In his last hour of life, Faustus grows certain that Lucifer has made redemption of his soul through Christ unattainable. All that is left is God's just punishment for his evil ways. He begs Earth to hide him. It is a foolish notion born of desperation, as religion teaches that God is all-knowing and all-seeing. Faustus's words echo biblical text from the Book of Revelation 6:16—"And said to the mountains and rocks, Fall on us, and hide us from the face of him that sitteth on the throne, and from the wrath of the Lamb" (the "Lamb" being Christ, the Lamb of God).
Ugly hell, gape not! Come not, Lucifer! / I'll burn my books—ah, Mephastophilis!

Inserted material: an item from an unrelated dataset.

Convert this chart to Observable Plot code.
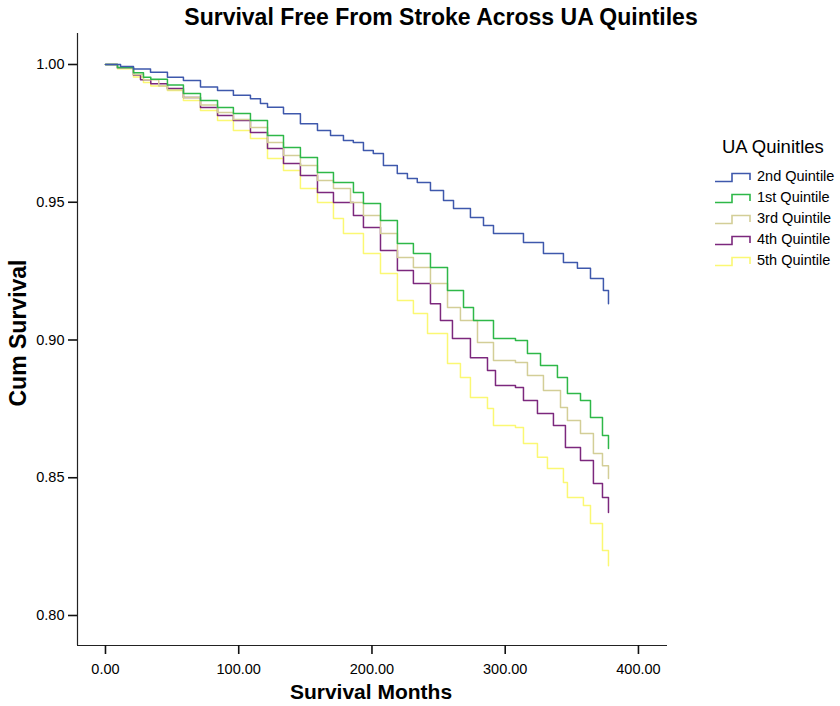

Faustus's time is up, and Lucifer's devils have arrived to drag him off to hell. At last Faustus comprehends in full what is going to happen—hell is real, and he is doomed to spend eternity in it. In a final, frantic bid for escape, he vows to burn his books of spells, a traditional gesture by magicians to prove they were renouncing magic.
Cut is the branch that might have grown full straight, / And burned is Apollo's laurel bough / That sometime grew within this learned man.
The chorus closes the book on Faustus saying that, just as the crooked branch of a healthy tree must be pruned, so Faustus, grown twisted by his choices, has been cut off from life. Apollo's laurel bough refers to the crown of laurel worn by victorious athletes in ancient Greece. It is a symbol of great ability and achievement, such as Faustus sometimes exhibited. It is also a symbol of immortality through fame—a status Faustus achieved at the cost of his soul, which now burns in the fires of hell.